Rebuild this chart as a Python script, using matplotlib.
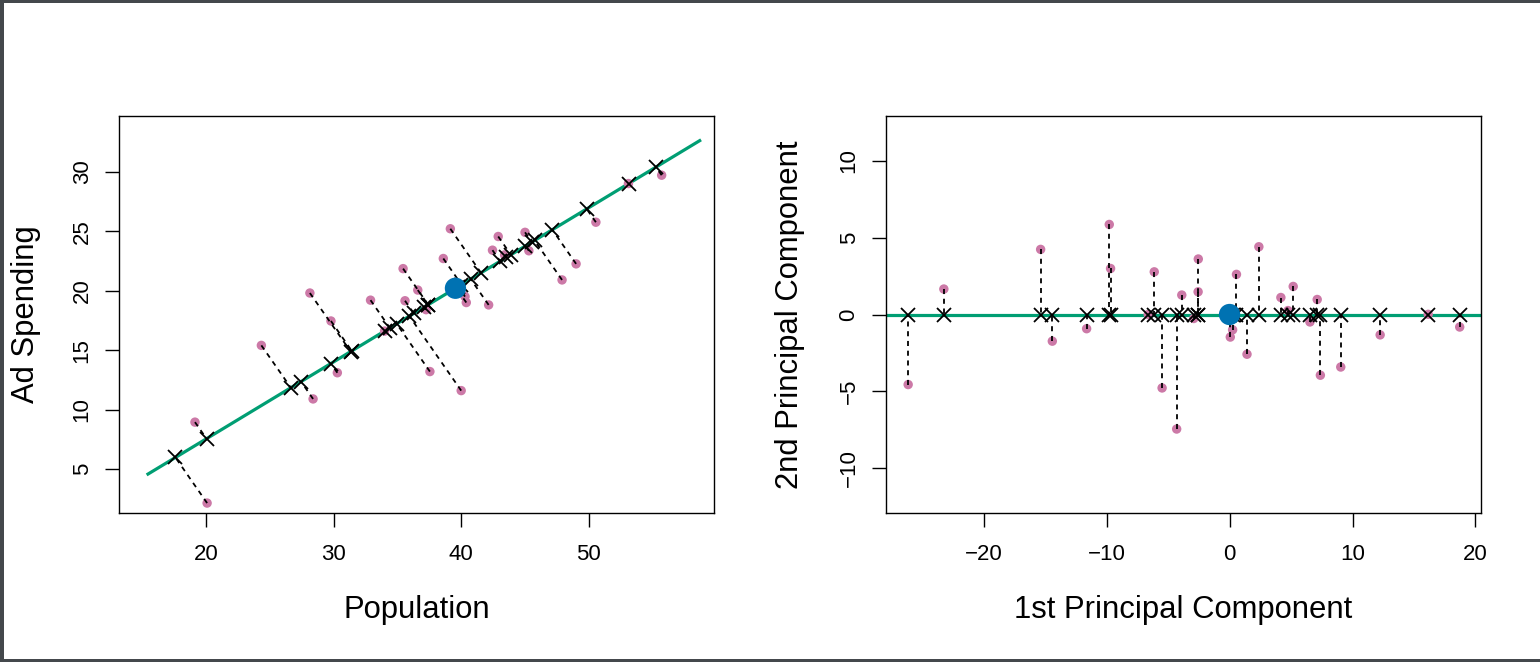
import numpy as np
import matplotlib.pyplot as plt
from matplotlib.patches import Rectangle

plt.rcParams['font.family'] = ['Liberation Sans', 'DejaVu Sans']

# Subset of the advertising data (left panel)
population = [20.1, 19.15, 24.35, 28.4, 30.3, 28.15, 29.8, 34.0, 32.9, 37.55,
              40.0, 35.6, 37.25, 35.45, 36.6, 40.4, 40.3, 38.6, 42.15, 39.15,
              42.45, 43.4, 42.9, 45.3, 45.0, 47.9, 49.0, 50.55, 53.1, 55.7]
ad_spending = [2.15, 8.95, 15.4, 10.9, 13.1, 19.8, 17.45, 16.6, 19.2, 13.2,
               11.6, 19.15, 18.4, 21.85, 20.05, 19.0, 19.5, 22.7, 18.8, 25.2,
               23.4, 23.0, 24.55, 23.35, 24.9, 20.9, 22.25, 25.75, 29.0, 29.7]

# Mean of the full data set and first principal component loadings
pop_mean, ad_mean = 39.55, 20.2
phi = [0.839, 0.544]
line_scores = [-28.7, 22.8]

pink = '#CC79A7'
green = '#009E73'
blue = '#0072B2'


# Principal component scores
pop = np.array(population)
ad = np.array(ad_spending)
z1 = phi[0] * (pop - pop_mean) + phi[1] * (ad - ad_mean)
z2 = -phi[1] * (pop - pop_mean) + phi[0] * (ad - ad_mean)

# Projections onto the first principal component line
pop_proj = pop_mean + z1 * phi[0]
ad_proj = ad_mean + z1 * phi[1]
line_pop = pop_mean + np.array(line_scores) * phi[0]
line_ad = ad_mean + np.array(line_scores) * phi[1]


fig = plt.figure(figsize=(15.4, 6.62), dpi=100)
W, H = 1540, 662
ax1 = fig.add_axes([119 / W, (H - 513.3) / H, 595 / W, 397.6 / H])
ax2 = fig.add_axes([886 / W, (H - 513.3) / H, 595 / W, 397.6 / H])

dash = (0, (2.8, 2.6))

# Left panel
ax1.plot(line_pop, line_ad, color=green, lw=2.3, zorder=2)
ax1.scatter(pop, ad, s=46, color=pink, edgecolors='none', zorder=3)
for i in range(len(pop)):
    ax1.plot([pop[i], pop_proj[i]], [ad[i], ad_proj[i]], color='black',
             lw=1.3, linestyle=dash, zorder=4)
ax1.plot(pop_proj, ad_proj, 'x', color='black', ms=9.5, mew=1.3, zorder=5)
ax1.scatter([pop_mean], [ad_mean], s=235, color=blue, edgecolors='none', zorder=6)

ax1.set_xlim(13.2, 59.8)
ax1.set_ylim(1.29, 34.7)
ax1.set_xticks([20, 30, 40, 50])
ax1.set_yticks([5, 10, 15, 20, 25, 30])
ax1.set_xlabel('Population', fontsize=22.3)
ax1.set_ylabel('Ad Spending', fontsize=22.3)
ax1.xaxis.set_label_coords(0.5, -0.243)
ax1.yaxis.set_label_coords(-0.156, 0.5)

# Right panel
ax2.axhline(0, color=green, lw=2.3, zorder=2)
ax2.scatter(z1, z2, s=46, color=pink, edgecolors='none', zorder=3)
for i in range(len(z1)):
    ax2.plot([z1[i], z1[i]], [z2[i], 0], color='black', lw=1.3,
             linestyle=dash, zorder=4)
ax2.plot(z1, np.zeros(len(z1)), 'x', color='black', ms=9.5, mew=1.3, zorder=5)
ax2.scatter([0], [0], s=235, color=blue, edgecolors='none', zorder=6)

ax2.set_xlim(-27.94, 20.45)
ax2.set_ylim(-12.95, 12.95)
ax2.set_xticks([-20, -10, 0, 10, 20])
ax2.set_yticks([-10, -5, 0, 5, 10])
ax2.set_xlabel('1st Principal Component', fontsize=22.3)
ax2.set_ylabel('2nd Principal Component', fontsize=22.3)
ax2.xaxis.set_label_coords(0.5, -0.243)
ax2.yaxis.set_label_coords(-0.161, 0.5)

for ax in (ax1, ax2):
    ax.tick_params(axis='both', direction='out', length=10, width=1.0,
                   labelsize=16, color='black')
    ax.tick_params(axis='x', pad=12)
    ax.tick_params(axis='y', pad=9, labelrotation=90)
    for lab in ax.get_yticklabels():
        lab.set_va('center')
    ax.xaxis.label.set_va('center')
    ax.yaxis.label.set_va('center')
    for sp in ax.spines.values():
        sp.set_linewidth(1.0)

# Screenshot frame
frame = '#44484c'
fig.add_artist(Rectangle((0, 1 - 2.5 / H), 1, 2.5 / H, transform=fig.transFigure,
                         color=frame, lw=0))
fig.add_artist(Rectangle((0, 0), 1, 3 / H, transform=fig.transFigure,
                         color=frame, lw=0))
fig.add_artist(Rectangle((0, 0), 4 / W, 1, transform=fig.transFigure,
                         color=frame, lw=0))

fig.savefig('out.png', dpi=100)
☆ ☆ ☆ ☆
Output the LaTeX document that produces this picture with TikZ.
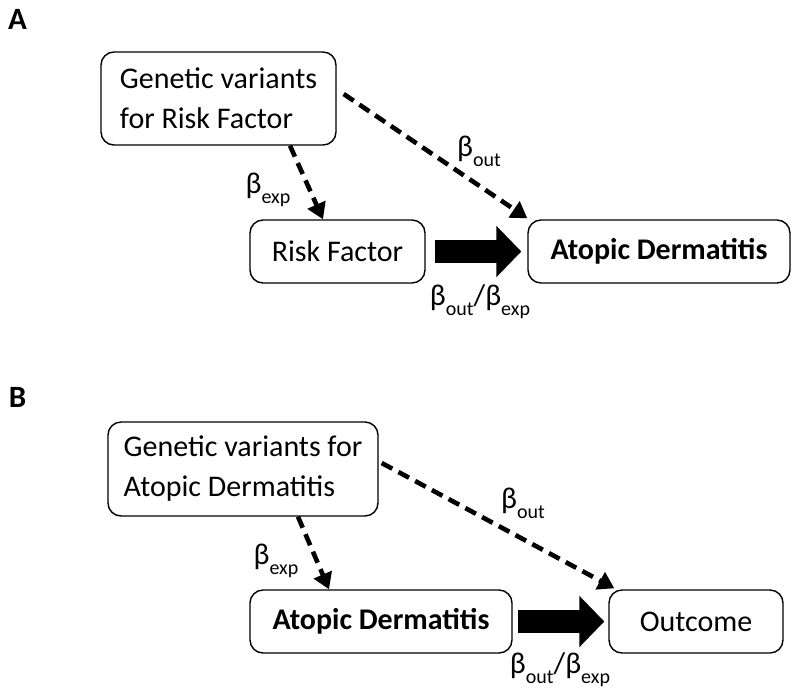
☆ ☆ ☆ ☆
*PROBLEM TO SOLVE*: Only the lines starting at the line with "Rebuild this chart" and ending at the line with "23.4, 23.0, 24.55, 23.35, 24.9, 20.9, 22.25, 25.75, 29.0, 29.7]" should be printed again, exactly and with both ends kept; omit the pictures.

*ANSWER FOR THE TASK*:
Rebuild this chart as a Python script, using matplotlib.
import numpy as np
import matplotlib.pyplot as plt
from matplotlib.patches import Rectangle

plt.rcParams['font.family'] = ['Liberation Sans', 'DejaVu Sans']

# Subset of the advertising data (left panel)
population = [20.1, 19.15, 24.35, 28.4, 30.3, 28.15, 29.8, 34.0, 32.9, 37.55,
              40.0, 35.6, 37.25, 35.45, 36.6, 40.4, 40.3, 38.6, 42.15, 39.15,
              42.45, 43.4, 42.9, 45.3, 45.0, 47.9, 49.0, 50.55, 53.1, 55.7]
ad_spending = [2.15, 8.95, 15.4, 10.9, 13.1, 19.8, 17.45, 16.6, 19.2, 13.2,
               11.6, 19.15, 18.4, 21.85, 20.05, 19.0, 19.5, 22.7, 18.8, 25.2,
               23.4, 23.0, 24.55, 23.35, 24.9, 20.9, 22.25, 25.75, 29.0, 29.7]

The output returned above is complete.